Unlike those films, however, the character transformation is modest and the emotional connections are largely absent. The most emotionally satisfying moments are grabbed by Ngoc Lan (excellently performed by Hong Chau), a Vietnamese dissident shrunk as punishment by the government and who loses half her leg in escaping. Her selflessness and no-nonsense pragmatism make her the driving force of the film and generates the possibility for Matt Damon’s turgidly suburban timidity to be tested and transformed. She gives the film heart and meaningfulness in her brusque delivery that denies sentimentalism even in the face of death.

As a science fiction film, Downsizing sets up the what-if scenario and the best parts are the preparations for getting small – a sequence most often overlooked in the shrinking people genre. The details of the concept are that while all organic matter is reduced in size, not all augmentations will necessarily follow suit. So, a hip replacement means that the candidate is unsuitable for the procedure while dodgy operators in Mexico killed a man when they forgot to remove his dental fillings and his head exploded. The preparations are deliciously straight-faced from the full body shave down, the filling removal procedure, the enema (speculating why this was an important procedure is at the heart of contemplating what-if scenarios) and the finishing touch of a kitchen spatula used by the nurses to scoop up the little people once the procedure is complete. When Paul Safranek awakes, hairless and with an aching jaw he is greeted with the offer of a snack – a giant cracker package – a cheeky joke by the full-sized nurses teasing the newly miniaturised Paul who is in for even more rude awakenings.

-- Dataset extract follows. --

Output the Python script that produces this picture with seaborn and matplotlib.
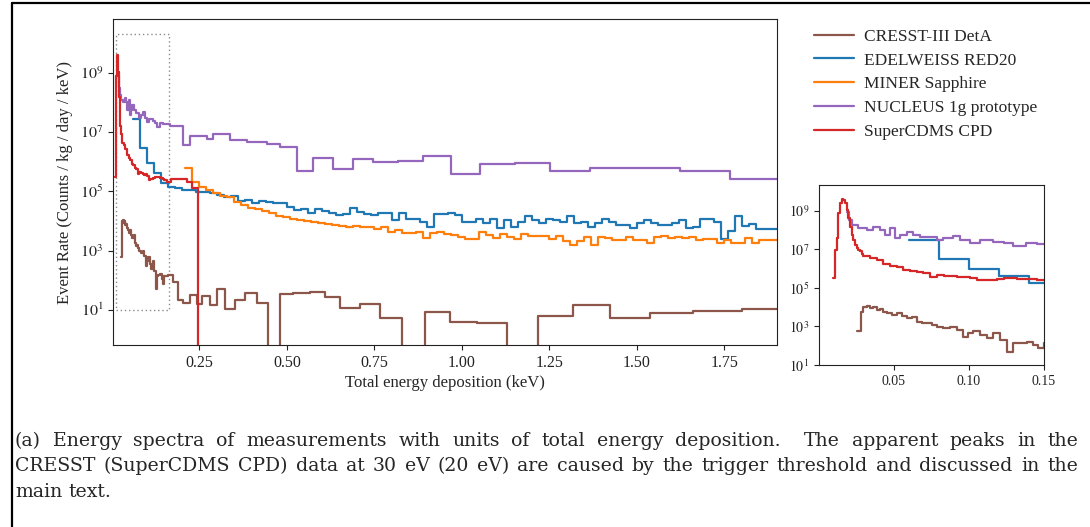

This is a film about fear, modern anxiety, social envy and the search for doing something meaningful and being appreciated for good deeds. Of course, love conquers all – even among little people.

There is also a Christian message to the film, which is overwrought and out of place. After the initial set-up there are few surprises in an overly messianic and environmentally proselytizing sermon. The degree of tension or confrontation between the miniaturised folk and ‘normal’ people is minimal – there is one query by a big drunk guy that small people should only get 1/8th the vote because they don’t pay taxes, but otherwise the tensions and politics are swept aside. Interesting ideas about the abuse of luxury items for miniaturised people and the implication of the huge profit margins of transforming a single $50 Cohiba cigar into 200 branded cigars gives insight into the potential for profiteering but otherwise, save for a looming shadow of a dragonfly, the potential for the exploitation of the little people remains unexplored.

Downsizing is interesting, but a missed opportunity for something grander.